Locke also answered questions posed by moderator Kendra Field, associate professor of history and Africana studies and director of the Center for the Study of Race and Democracy.

Field compared her own work to Locke’s.

“The way you were speaking about your research process reminded me of some of the questions that I have doing historical work, trying to excavate the lives of, in some cases, my own ancestors, the care and integrity that’s required,” Field said.

Locke added that various historical and social developments explain people’s reluctance to discuss the past, affecting himself and his work as a result.

“Think about all the people who didn’t come home in the 40s and 50s, think about the people who went away for war and came back shattered and didn’t have access to care, think about the people who had their livelihoods taken away from them because of the Homestead Act,” Locke said. “I understand why my grandfather didn’t want to talk about the past, like I get it.”

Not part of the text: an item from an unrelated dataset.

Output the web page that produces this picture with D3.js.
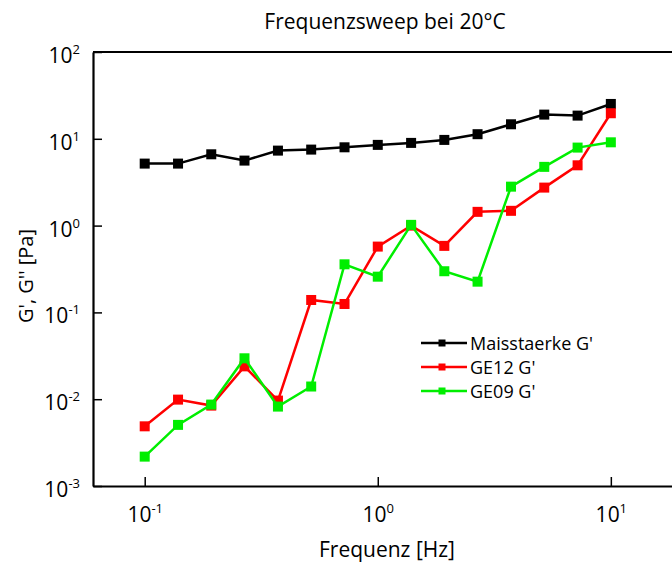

After answering guiding questions from Field, Locke answered questions from the audience.

Locke explained that he is one of seven artists-in-residence for the City of Boston, each charged with reflecting on “resilience” in Boston, which creates the challenges of creating art that exists in the public sphere.

“Municipalities don’t really understand art, they don’t really trust art,” Locke said. “I had to hire a 501(c)(3) to represent me because the city won’t give money to an artist. They’ll give money to a nonprofit, but they won’t give money to an artist.”

As the Civic Life Lunch came to a close, Locke emphasized the importance of determination in public artwork, given the lack of understanding of those in government and the public.

“The hard part about having a vision is that you have to believe in it, even if nobody else does,” Locke said.